Material shown:
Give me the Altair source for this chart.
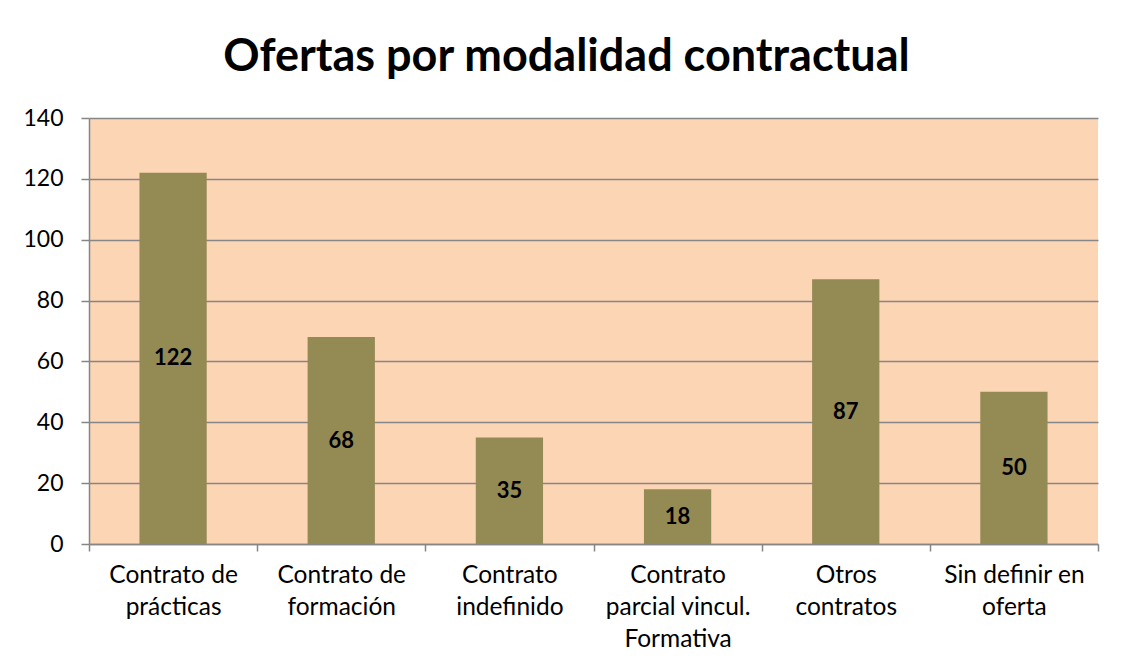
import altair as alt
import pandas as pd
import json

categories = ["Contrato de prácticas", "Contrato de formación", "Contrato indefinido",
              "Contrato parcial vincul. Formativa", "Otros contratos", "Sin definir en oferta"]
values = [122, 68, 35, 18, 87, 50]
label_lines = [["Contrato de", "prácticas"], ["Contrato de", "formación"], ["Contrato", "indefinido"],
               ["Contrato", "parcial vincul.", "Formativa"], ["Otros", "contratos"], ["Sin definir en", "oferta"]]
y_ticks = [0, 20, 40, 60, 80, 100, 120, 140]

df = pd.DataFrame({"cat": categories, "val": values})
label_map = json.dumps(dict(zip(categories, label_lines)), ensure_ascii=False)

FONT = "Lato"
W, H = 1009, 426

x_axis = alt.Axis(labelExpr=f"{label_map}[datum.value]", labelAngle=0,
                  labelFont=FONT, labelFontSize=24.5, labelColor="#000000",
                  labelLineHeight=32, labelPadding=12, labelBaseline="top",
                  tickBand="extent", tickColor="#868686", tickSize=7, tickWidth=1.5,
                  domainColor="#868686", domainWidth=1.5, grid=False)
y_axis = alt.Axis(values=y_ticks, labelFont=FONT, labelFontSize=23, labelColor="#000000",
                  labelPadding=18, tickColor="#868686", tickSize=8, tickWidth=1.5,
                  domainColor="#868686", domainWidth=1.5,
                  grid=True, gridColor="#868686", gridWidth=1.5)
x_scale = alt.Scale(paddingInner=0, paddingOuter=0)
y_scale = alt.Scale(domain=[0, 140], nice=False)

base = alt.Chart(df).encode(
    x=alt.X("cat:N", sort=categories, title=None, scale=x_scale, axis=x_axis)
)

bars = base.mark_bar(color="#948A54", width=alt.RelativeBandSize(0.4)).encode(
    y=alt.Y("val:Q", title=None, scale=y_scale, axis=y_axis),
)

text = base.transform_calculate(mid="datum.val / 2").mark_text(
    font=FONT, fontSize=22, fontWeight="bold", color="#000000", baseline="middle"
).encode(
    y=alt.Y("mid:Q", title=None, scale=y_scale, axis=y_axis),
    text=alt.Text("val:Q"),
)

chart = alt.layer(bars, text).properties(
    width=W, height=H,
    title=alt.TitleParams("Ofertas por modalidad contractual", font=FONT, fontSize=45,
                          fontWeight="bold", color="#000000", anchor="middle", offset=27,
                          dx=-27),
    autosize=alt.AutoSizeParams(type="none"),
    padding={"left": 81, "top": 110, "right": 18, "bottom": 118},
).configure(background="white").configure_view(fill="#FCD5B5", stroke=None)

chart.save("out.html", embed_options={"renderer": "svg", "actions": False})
==
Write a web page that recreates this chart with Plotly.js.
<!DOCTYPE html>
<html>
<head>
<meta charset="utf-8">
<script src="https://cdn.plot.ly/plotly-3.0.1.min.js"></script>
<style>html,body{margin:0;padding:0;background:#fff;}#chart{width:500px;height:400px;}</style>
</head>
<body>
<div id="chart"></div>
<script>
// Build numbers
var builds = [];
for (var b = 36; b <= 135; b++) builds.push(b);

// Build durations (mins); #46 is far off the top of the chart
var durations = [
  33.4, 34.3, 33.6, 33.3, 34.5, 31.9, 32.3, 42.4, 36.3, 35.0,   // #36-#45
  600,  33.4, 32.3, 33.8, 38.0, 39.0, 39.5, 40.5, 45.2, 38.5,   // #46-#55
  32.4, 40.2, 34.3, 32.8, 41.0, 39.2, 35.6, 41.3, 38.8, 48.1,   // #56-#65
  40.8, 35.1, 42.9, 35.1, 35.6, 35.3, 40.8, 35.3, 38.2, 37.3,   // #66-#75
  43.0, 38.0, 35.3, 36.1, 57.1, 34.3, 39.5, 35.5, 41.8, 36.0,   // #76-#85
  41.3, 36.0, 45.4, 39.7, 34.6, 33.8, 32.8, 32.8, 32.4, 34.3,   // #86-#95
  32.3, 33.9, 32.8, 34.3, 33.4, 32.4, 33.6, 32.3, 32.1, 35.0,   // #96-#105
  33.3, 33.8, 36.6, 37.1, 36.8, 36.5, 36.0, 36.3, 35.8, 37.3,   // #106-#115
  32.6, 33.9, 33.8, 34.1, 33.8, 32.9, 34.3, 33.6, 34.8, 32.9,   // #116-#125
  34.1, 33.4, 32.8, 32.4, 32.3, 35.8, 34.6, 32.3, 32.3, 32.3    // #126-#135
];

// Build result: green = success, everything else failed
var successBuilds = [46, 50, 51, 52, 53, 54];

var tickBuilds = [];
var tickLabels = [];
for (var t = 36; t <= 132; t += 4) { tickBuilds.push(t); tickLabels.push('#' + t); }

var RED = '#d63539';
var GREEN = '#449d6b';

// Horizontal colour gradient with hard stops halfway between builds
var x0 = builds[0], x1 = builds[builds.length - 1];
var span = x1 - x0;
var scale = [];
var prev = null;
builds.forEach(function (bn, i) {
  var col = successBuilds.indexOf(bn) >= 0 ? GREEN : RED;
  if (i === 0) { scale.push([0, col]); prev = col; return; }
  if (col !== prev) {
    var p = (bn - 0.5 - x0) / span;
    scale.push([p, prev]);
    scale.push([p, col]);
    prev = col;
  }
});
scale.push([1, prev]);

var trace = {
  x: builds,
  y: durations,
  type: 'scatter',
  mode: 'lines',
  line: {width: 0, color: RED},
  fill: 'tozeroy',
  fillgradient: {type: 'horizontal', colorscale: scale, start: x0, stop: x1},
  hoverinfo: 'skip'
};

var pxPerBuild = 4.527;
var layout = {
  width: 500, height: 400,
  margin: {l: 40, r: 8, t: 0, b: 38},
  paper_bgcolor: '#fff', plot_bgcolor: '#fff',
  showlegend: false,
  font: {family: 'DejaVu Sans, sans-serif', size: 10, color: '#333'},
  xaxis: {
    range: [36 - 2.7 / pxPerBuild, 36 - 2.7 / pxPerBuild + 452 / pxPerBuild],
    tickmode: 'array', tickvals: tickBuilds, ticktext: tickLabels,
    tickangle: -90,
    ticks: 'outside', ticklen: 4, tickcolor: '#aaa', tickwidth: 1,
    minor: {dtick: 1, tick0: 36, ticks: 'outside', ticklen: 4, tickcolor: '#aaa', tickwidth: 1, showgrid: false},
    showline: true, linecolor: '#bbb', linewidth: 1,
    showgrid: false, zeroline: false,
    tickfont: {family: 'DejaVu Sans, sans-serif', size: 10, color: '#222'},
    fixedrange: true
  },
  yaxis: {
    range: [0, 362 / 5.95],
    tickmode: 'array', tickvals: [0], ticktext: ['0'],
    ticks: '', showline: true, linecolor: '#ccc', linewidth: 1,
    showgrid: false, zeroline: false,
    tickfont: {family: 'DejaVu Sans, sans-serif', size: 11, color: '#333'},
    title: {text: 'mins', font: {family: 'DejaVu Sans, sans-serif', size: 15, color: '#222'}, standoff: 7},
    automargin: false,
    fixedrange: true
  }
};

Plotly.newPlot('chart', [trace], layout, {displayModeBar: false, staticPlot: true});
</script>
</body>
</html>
* * *
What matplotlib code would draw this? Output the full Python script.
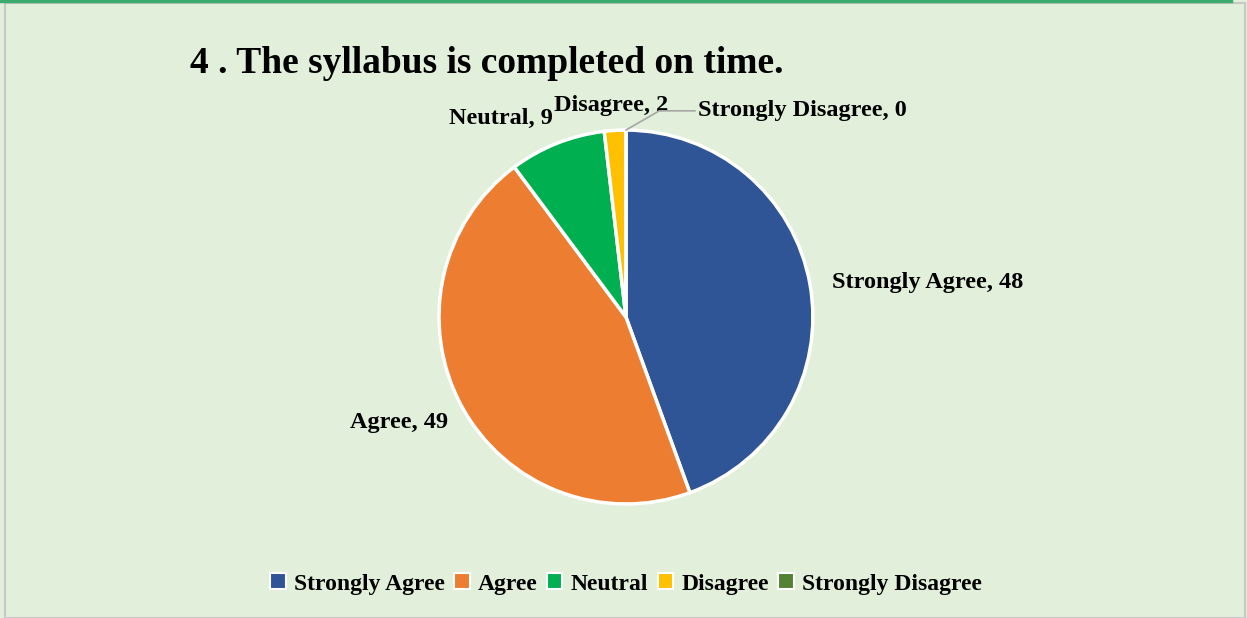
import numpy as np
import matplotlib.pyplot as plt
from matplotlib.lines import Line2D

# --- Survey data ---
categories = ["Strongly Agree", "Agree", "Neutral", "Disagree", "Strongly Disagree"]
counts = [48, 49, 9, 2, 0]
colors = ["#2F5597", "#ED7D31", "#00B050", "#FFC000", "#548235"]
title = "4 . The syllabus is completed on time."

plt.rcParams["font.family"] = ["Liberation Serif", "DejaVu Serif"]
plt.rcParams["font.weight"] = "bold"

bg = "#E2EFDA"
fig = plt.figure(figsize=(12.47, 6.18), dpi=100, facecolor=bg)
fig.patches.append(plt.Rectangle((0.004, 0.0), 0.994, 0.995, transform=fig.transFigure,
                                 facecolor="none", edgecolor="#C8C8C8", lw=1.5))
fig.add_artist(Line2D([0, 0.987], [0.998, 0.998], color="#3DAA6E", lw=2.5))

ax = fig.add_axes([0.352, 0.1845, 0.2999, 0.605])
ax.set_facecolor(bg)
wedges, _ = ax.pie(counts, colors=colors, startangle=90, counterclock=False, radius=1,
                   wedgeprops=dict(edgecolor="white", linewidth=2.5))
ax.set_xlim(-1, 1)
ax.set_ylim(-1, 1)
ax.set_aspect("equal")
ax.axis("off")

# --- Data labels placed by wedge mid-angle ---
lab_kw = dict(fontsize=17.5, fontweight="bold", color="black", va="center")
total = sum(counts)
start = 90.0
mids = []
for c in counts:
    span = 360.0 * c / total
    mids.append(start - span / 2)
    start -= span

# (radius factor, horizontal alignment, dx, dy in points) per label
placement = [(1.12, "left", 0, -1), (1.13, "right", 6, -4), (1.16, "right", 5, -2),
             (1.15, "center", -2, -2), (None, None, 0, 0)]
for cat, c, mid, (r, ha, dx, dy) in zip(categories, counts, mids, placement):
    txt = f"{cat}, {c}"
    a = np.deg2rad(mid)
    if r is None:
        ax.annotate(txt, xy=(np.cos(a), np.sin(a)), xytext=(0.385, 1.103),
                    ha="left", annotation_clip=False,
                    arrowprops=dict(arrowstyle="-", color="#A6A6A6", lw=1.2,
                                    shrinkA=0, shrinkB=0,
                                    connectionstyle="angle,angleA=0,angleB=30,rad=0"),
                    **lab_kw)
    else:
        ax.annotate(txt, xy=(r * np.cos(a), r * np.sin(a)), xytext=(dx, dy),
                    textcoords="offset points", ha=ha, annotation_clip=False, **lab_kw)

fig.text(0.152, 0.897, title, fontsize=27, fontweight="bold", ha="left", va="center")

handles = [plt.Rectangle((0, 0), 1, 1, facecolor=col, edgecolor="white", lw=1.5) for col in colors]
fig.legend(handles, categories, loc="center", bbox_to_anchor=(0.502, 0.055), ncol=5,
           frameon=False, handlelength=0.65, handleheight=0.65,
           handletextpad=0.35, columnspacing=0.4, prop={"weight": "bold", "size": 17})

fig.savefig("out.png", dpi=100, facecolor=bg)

What you have to do: List the lines of the records where "script" occurs.

The result:
<script src="https://cdn.plot.ly/plotly-3.0.1.min.js"></script>
<script>
</script>
What matplotlib code would draw this? Output the full Python script.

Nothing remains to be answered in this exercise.